Thank you for this insightful comment. While Fe (VI) degradation kinetics were strongly temperature-dependent, AV19 stability also decreases at elevated temperature, with partial thermal fading reported above 40°C in the absence of oxidants. However, preliminary control experiments showed that thermal degradation of AV19 at 45°C without Fe(VI) was negligible (<3% absorbance loss over 12 min), confirming that decolorization at this temperature was predominantly oxidation-driven.

7

Units need to be uniformly used, in accordance with the guidelines for this journal. For example, in the lines 88 and 92 M-1cm-1 have to be corrected in M^-1cm^-1.

Thank you. We have carefully checked and standardized all units throughout the manuscript to comply with journal guidelines. All instances of M-1cm-1 were corrected to M⁻¹ cm⁻¹, along with similar unit formatting adjustments at line 108.

8

In line 105 please add concentration of AV19 solution.

The AV19 dye solution has now been added. The manuscript specifies that AV19 solutions were prepared at 0.34 mM at line 122.

9

Please improve the quality of Figure 10, to show the results more visible. The existing one do not show the elemental composition of the analyzed samples.

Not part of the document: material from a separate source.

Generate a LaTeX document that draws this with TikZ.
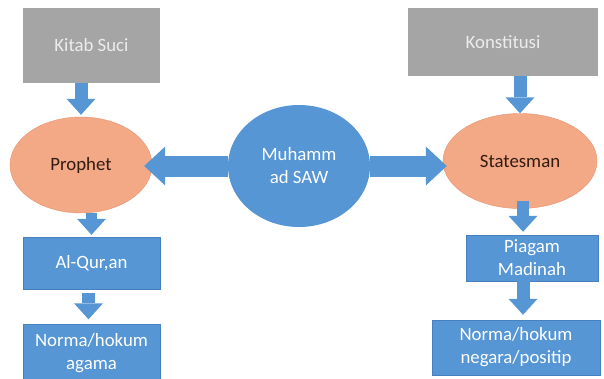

Thank you for this observation. Figure 10 has been replaced with a higher-resolution version. The revised figure is now more readable and informative at line 358.

10

In the Conclusion part, please add, in one paragraph, the future research directions based on the findings, including industrial applications of this approach.

We appreciate this suggestion. A new paragraph has been added to the Conclusion outlining future work, including structural characterization, multi-cycle evaluation, hybrid AOP development, toxicity verification, and potential industrial applications such as wastewater treatment in the textile and printing industries at lines 591 – 594.

11

Please check that all references are cited in the same format.

Thank you. The entire reference list has been reviewed and reformatted in accordance with MDPI guidelines.

No

Reviewers Comments

Response

1

Please ensure the consistent symbols of AV19 and Fe(VI) are used in the manuscript, not AV 19 or Fe (VI) (no spacing)

Thank you for this valuable comment. We have carefully revised the entire manuscript to ensure consistent notation of the dye and oxidant throughout the text, figures, and tables. Specifically, all instances of “AV 19” were corrected to “AV19”, and all instances of “Fe (VI)” were corrected to “Fe(VI)” (i.e., no spacing).

2

Line 431. The correct symbol is Ea, not Ea

Thank you for pointing this out. We have corrected the symbol for activation energy in the manuscript. The notation was revised from Ea to Eₐ (subscript “a”) at Line 431 and checked for consistency throughout the manuscript.

No

Reviewers Comments

Response

1

The current version of the manuscript is acceptable for publication.

We sincerely thank Reviewer 3 for the careful evaluation of our revised manuscript and for the positive feedback. We greatly appreciate the reviewer’s confirmation that the current version is acceptable for publication. This encouraging comment supports the quality and completeness of the revisions made.